Republicans abhor change in a forward direction; they want to return to that mythical yesteryear of Lone Rangers and two-bit actors like Reagan. The last thing they would want, if they comprehended its meaning is a "paradigm shift."

-juxtaposition
I was looking for Juxtaposition, in the Dan Akroyd / Eddie Murphy sense of the word. Trading Places. I guess there's a literary use as well as an abstract space definition.

The Mortimer brothers create a juxtaposition by hiring street beggar Eddie Murphy, (Rudolph Valentine) and giving him Wall Street Executive Dan Akroyd's, (Louis Winthorpe III), job. Their juxtaposition is mitigated by a simple wager, can rich well educated Winthorpe survive on the street, and can Valentine be their new syncophantic yes-man? The Mortimer brothers bet a dollar.

I assume a paradigm shift would be a little more all encompassing, and likely void of singular entities...like the gradual change in thought about the theory of relativity, neutrinos and dark matter.

-juxtaposition 
The word I was trying to remember, and thought was a synonym for paradigm shift, was juxtaposition. thank you for your input.

For some reason, this word rings a bell in my memory, maybe it was used out of context or something? But it,(in my memory) seems to have related to a contrasting of ideas, or a competing set of ideas that change in conjunction with one another, more than the actual definition of juxtapose.

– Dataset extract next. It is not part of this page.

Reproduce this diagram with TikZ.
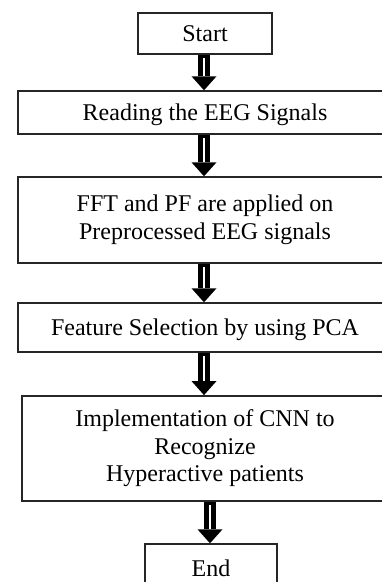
\documentclass[tikz,border=0pt]{standalone}
\usepackage{fontspec}
\setmainfont{Liberation Serif}
\usetikzlibrary{calc}
\newcommand\blkarrow[3]{%
  \coordinate (ta) at (#3,0 |- #1.south);
  \coordinate (tb) at (#3,0 |- #2.north);
  \fill[black] ($(ta)+(-6,0)$) rectangle ($(tb)+(6,-14)$);
  \fill[white] ($(ta)+(-1,3)$) rectangle ($(tb)+(1,-13)$);
  \fill[black] ($(tb)+(-12.5,-14)$) -- ($(tb)+(12.5,-14)$) -- (tb) -- cycle;
}
\begin{document}
\begin{tikzpicture}[x=1pt,y=-1pt,
  box/.style={draw=black!85, line width=1.4pt, inner sep=0pt,
    font=\fontsize{24}{27.5}\selectfont, align=center},
  one/.style={text height=16pt, text depth=0pt}]
\useasboundingbox (0,0) rectangle (382,582);
\clip (0,0) rectangle (382,582);
\node[box,one,minimum width=134pt,minimum height=41pt] (start) at (205,33.5) {Start};
\node[box,one,minimum width=374pt,minimum height=43pt] (read) at (205,112.5) {Reading the EEG Signals};
\node[box,minimum width=374pt,minimum height=86pt] (fft) at (205,220) {FFT and PF are applied on\\Preprocessed EEG signals};
\node[box,one,minimum width=374pt,minimum height=49pt] (feat) at (205,327.5) {Feature Selection by using PCA};
\node[box,line width=1.8pt,minimum width=366pt,minimum height=105pt] (cnn) at (205,448.5) {Implementation of CNN to\\Recognize\\Hyperactive patients};
\node[box,one,minimum width=132pt,minimum height=49pt] (end) at (211,568.5) {End};
\blkarrow{start}{read}{204}
\blkarrow{read}{fft}{204}
\blkarrow{fft}{feat}{204}
\blkarrow{feat}{cnn}{204}
\blkarrow{cnn}{end}{210}
\end{tikzpicture}
\end{document}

As in, Mitt Romney's change of political stance has juxtaposed the political viewpoints of those loyal to him, and not his politics - which doesn't make sense at all, considering the actual definition of juxtapose.

- Mybe the word
for "uxtaposed"should have been "adopted".

"As in, Mitt Romney's change of political stance has (juxtaposed) adoptend the political viewpoints of those loyal to him, and not his [own sense of] politics"

- This is likely the definition I was looking for
Let's take a situation from any generic film. A very poor woman gives birth to twins and dies immediately after. The sons get separated at birth. While one son finds himself adopted into a wealthy factory owner's house, the other is a street child who turns into a petty thief. The film story traces their journey through life. At a crucial moment, the son who is a petty thief corners the other son in a dark alley and mugs him.

Thus a juxtaposition is drawn here which shows the contrast that both sons, born of the same mother and identical to look at, are yet so much different in their motives, lifestyles and characters. Thus the literary device of juxtaposition is used to draw a contrast between the two, but it is still connected somewhere and it is possible to place them side by side to draw a contrast.